Gli altri interventi
In ogni caso è importante «far scendere gli anticorpi, che possono anche avere un andamento fluttuante. Nella profilassi per la TED, in ogni caso, è prevista l’assunzione di selenio: gli studi hanno mostrato che un apporto adeguato migliora l’orbitopatia. È anche consigliato l’uso di lenti scure perché la luce solare stimola l’orbitopatia, ma soprattutto è essenziale smettere di fumare perché ci sono chiarissime evidenze che il fumo di sigaretta peggiora sensibilmente la TED. Infine, è indicato anche l’uso di colliri e lacrime artificiali, a base di soluzione salina o acido ialuronico», spiega ancora Pontecorvi.
Una gestione multidisciplinare
Molto importante, comunque, è la diagnosi precoce, che consente di intervenire farmacologicamente e di bloccare la patologia. «L’ideale sarebbe comprendere, attraverso il dosaggio di alcuni biomarcatori, quale sia il pathway principale di malattia, per indirizzarsi verso la terapia a target più specifica per un determinato paziente.

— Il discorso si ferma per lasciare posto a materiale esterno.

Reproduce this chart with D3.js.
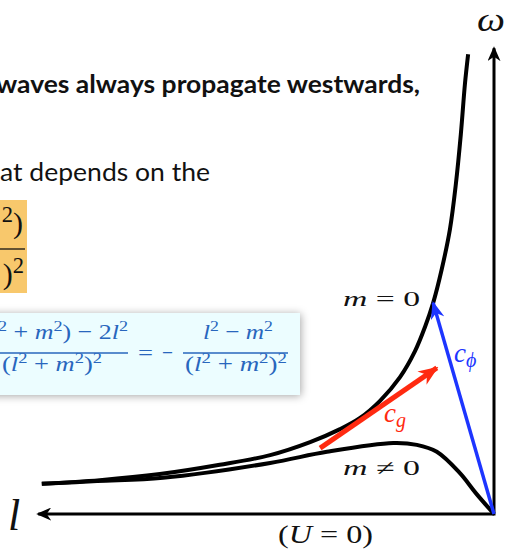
<!DOCTYPE html>
<html>
<head>
<meta charset="utf-8">
<script src="https://cdn.jsdelivr.net/npm/d3@7"></script>
<style>
  html, body { margin: 0; padding: 0; background: #ffffff; }
  svg { display: block; }
</style>
</head>
<body>
<svg id="chart" width="507" height="550"></svg>
<script>
// Rossby wave dispersion sketch (U = 0): frequency ω against zonal wavenumber l

// m = 0 branch, sampled points (l, ω)
const m0L = [9.96, 8.68, 7.36, 6.04, 4.93, 4.05, 3.39, 2.95, 2.51, 2.07, 1.74, 1.52, 1.34, 1.15, 0.97, 0.84, 0.73, 0.64, 0.57];
const m0W = [0.65, 0.73, 0.86, 1.06, 1.27, 1.55, 1.83, 2.07, 2.44, 2.95, 3.51, 4.03, 4.55, 5.28, 6.14, 7.11, 8.19, 9.27, 9.91];

// m ≠ 0 branch, sampled points (l, ω)
const mnL = [9.96, 8.74, 7.29, 4.93, 3.68, 2.22, 1.70, 1.26, 0.75, 0.40, 0.00];
const mnW = [0.65, 0.71, 0.78, 1.10, 1.34, 1.53, 1.49, 1.34, 0.88, 0.45, 0.00];

// group velocity arrow (tangent to the m = 0 branch) and phase velocity arrow
const cgStart = [3.83, 1.42];
const cgEnd = [1.26, 3.15];
const cpStart = [0, 0];
const cpEnd = [1.34, 4.55];

// axis extents
const lAxisMax = 10.04;
const wAxisMax = 10.04;

const svg = d3.select("#chart");

const x = d3.scaleLinear().domain([0, 10]).range([494, 40]);
const y = d3.scaleLinear().domain([0, 10]).range([514, 50]);

const defs = svg.append("defs");

function arrowMarker(id, color, len, half) {
  defs.append("marker")
    .attr("id", id)
    .attr("markerUnits", "userSpaceOnUse")
    .attr("viewBox", `0 ${-half} ${len} ${half * 2}`)
    .attr("refX", len - 2)
    .attr("refY", 0)
    .attr("markerWidth", len)
    .attr("markerHeight", half * 2)
    .attr("orient", "auto")
    .append("path")
    .attr("d", `M0,${-half} L${len},0 L0,${half} L${len * 0.3},0 Z`)
    .attr("fill", color);
}
arrowMarker("axisHead", "#000", 15, 6.5);
arrowMarker("redHead", "#ff2a10", 20, 8);
arrowMarker("blueHead", "#1d35ff", 18, 7);

const shadow = defs.append("filter").attr("id", "boxShadow")
  .attr("x", "-20%").attr("y", "-30%").attr("width", "140%").attr("height", "160%");
shadow.append("feDropShadow")
  .attr("dx", 1).attr("dy", 1).attr("stdDeviation", 4)
  .attr("flood-color", "#000").attr("flood-opacity", 0.35);

// ---- slide text on the left ----
const bodyFont = "Lato, 'Open Sans', sans-serif";
svg.append("text")
  .attr("x", -4).attr("y", 93)
  .attr("font-family", bodyFont).attr("font-weight", 700).attr("font-size", 25)
  .attr("textLength", 424).attr("lengthAdjust", "spacingAndGlyphs")
  .attr("fill", "#111")
  .text("waves always propagate westwards,");

svg.append("text")
  .attr("x", 0).attr("y", 181)
  .attr("font-family", bodyFont).attr("font-size", 25)
  .attr("textLength", 210).attr("lengthAdjust", "spacingAndGlyphs")
  .attr("fill", "#111")
  .text("at depends on the");

const mathFont = "'Liberation Serif', 'DejaVu Serif', serif";

// highlighted fraction fragment
svg.append("rect")
  .attr("x", 0).attr("y", 200).attr("width", 27).attr("height", 93)
  .attr("fill", "#f8c86c");

function mathText(parent, xPos, yPos, anchor, size, color, parts, width, supScale) {
  const s = supScale || 0.7;
  const t = parent.append("text")
    .attr("x", xPos).attr("y", yPos)
    .attr("text-anchor", anchor)
    .attr("font-family", mathFont)
    .attr("font-size", size)
    .attr("fill", color);
  if (width) t.attr("textLength", width).attr("lengthAdjust", "spacingAndGlyphs");
  let raised = false;
  parts.forEach(p => {
    const span = t.append("tspan").text(p.t);
    if (p.i) span.attr("font-style", "italic");
    if (p.sup && !raised) { span.attr("dy", -size * 0.38).attr("font-size", size * s); raised = true; }
    else if (p.sup && raised) { span.attr("font-size", size * s); }
    else if (!p.sup && raised) { span.attr("dy", size * 0.38); raised = false; }
  });
  return t;
}

mathText(svg, 23, 233, "end", 30, "#111", [{t: "2", sup: true}, {t: ")"}], null, 0.75);
svg.append("line").attr("x1", 0).attr("x2", 25).attr("y1", 249).attr("y2", 249)
  .attr("stroke", "#111").attr("stroke-width", 1.3);
mathText(svg, 24, 284, "end", 30, "#111", [{t: ")"}, {t: "2", sup: true}], null, 0.75);

// group velocity expression box
svg.append("rect")
  .attr("x", -12).attr("y", 313).attr("width", 312).attr("height", 82)
  .attr("fill", "#ecfdff")
  .attr("filter", "url(#boxShadow)");

const eqColor = "#2866bd";
const eqSize = 22;
mathText(svg, 128, 339, "end", eqSize, eqColor, [
  {t: "2", sup: true}, {t: " + "}, {t: "m", i: true}, {t: "2", sup: true},
  {t: ") − 2"}, {t: "l", i: true}, {t: "2", sup: true}
], 130);
svg.append("line").attr("x1", -12).attr("x2", 128).attr("y1", 353).attr("y2", 353)
  .attr("stroke", eqColor).attr("stroke-width", 1.3);
mathText(svg, 52, 371, "middle", eqSize, eqColor, [
  {t: "("}, {t: "l", i: true}, {t: "2", sup: true}, {t: " + "}, {t: "m", i: true}, {t: "2", sup: true}, {t: ")"}, {t: "2", sup: true}
], 100);
mathText(svg, 145.5, 360, "middle", eqSize, eqColor, [{t: "="}], 15);
mathText(svg, 167.5, 360, "middle", eqSize, eqColor, [{t: "−"}], 11);
mathText(svg, 238, 339, "middle", eqSize, eqColor, [
  {t: "l", i: true}, {t: "2", sup: true}, {t: " − "}, {t: "m", i: true}, {t: "2", sup: true}
], 70);
svg.append("line").attr("x1", 183).attr("x2", 288).attr("y1", 353).attr("y2", 353)
  .attr("stroke", eqColor).attr("stroke-width", 1.3);
mathText(svg, 236, 371, "middle", eqSize, eqColor, [
  {t: "("}, {t: "l", i: true}, {t: "2", sup: true}, {t: " + "}, {t: "m", i: true}, {t: "2", sup: true}, {t: ")"}, {t: "2", sup: true}
], 102);

// ---- axes ----
svg.append("line")
  .attr("x1", x(0)).attr("y1", y(0)).attr("x2", x(lAxisMax)).attr("y2", y(0))
  .attr("stroke", "#000").attr("stroke-width", 3)
  .attr("marker-end", "url(#axisHead)");
svg.append("line")
  .attr("x1", x(0)).attr("y1", y(0) + 1.5).attr("x2", x(0)).attr("y2", y(wAxisMax))
  .attr("stroke", "#000").attr("stroke-width", 3)
  .attr("marker-end", "url(#axisHead)");

// ---- dispersion curves ----
const line = d3.line()
  .x(d => x(d[0])).y(d => y(d[1]))
  .curve(d3.curveCatmullRom.alpha(0.5));

svg.append("path")
  .datum(m0L.map((l, i) => [l, m0W[i]]))
  .attr("d", line)
  .attr("fill", "none").attr("stroke", "#000").attr("stroke-width", 4);

svg.append("path")
  .datum(mnL.map((l, i) => [l, mnW[i]]))
  .attr("d", line)
  .attr("fill", "none").attr("stroke", "#000").attr("stroke-width", 4);

// ---- velocity arrows ----
svg.append("line")
  .attr("x1", x(cgStart[0])).attr("y1", y(cgStart[1]))
  .attr("x2", x(cgEnd[0])).attr("y2", y(cgEnd[1]))
  .attr("stroke", "#ff2a10").attr("stroke-width", 5)
  .attr("marker-end", "url(#redHead)");

svg.append("line")
  .attr("x1", x(cpStart[0])).attr("y1", y(cpStart[1]))
  .attr("x2", x(cpEnd[0])).attr("y2", y(cpEnd[1]))
  .attr("stroke", "#1d35ff").attr("stroke-width", 3.5)
  .attr("marker-end", "url(#blueHead)");

// ---- labels ----
mathText(svg, 491, 31, "middle", 33, "#111", [{t: "ω", i: true}], 28);
mathText(svg, 8, 530, "start", 44, "#111", [{t: "l", i: true}]);
mathText(svg, 325.5, 543, "middle", 25, "#111", [{t: "("}, {t: "U", i: true}, {t: " = 0)"}], 95);
mathText(svg, 381.5, 306, "middle", 21, "#111", [{t: "m", i: true}, {t: " = 0"}], 77);
mathText(svg, 381.5, 475, "middle", 21, "#111", [{t: "m", i: true}, {t: " ≠ 0"}], 77);

const cg = svg.append("text")
  .attr("x", 384).attr("y", 422)
  .attr("font-family", mathFont).attr("font-style", "italic")
  .attr("font-size", 27).attr("fill", "#ff2a10");
cg.append("tspan").text("c");
cg.append("tspan").attr("dy", 5).attr("font-size", 20).text("g");

const cp = svg.append("text")
  .attr("x", 454).attr("y", 362)
  .attr("font-family", mathFont).attr("font-style", "italic")
  .attr("font-size", 27).attr("fill", "#1d35ff");
cp.append("tspan").text("c");
cp.append("tspan").attr("dy", 5).attr("font-size", 20).text("ϕ");
</script>
</body>
</html>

Il Policlinico Gemelli sta prendendo parte a molti dei trial clinici su queste nuove terapie sperimentali», spiega Pontecorvi che è anche coordinatore dell’Ambulatorio TED del nosocomio, che vede la presenza di specialisti di vario tipo, dall’endocrinologo al chirurgo endocrino, al medico nucleare, al radioterapista, all’otorinolaringoiatra fino all’ortottista.